図書館にて。エステルハージの来日記念アンソロジー本。2001年来日時のもの。「ハーン=ハーン伯爵夫人のまなざし」からはあの「見えない都市」の引用である19章が掲載されている。本人はポストモダンの作家だと思われるのが気に入らない?
(2009 01/25)

平井の本棚で購入。
(2021 02/27)


「我々が今いる場所-チェーホフの短篇-」から

 すべてがあったが、幸せだけがなかった。もしくは、まさにそれを考えはじめた。奥さんに嘘をついたと感じたので、もし幸せでないなら、不幸せ…、だったら不幸せというのは何なのだろう、と。そして、徐々に、不幸せとは、一つの言葉だという結論に傾いていった。
(p120)


言葉は常にその指し示すものからずれていく、ということだろうか。
とりあえずこの短編だけ読んでみる。チェーホフは特別何か言及あるわけではなく、雰囲気だろうか。またこの中にはカミュの「ペスト」からの引用もあるという(どこかまだ見つからない)。
「ハーン=ハーン…」だけでは理解できなかったところが、こういう作品を集めたアンソロジー読むことで見えてくる、見えてくればいいと思う。
(昨晩読んだ分)
(2021 11/24)

「「ハーン=ハーン伯爵夫人のまなざし」メキシコの宿題」

昨夜も掌編を一つ読む。
「「ハーン=ハーン伯爵夫人のまなざし」メキシコの宿題」と題された、メキシコでの作家会議のためのエッセイ。

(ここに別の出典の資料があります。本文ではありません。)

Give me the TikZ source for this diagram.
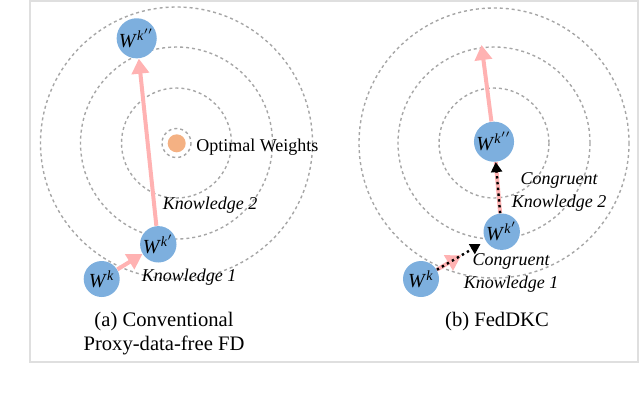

 言葉は私たちが慣れてきたのとは違う働き方をします。違ったふうに嘘をつき、違ったふうに逃げ隠れしています。ですから中央ヨーロッパの作家は今、子どもが積み木をいじるように言葉をひとつひとつ手にとって眺め、あちこち触っていますし、そうしなければなりません。
(p198-199)


コラージュとパロディの作家という派手?な作家像とは逆に、裏には言葉というレンガをひとつずつ積み上げてはやり直すという地道なやり方を貫き通す作家の姿がある。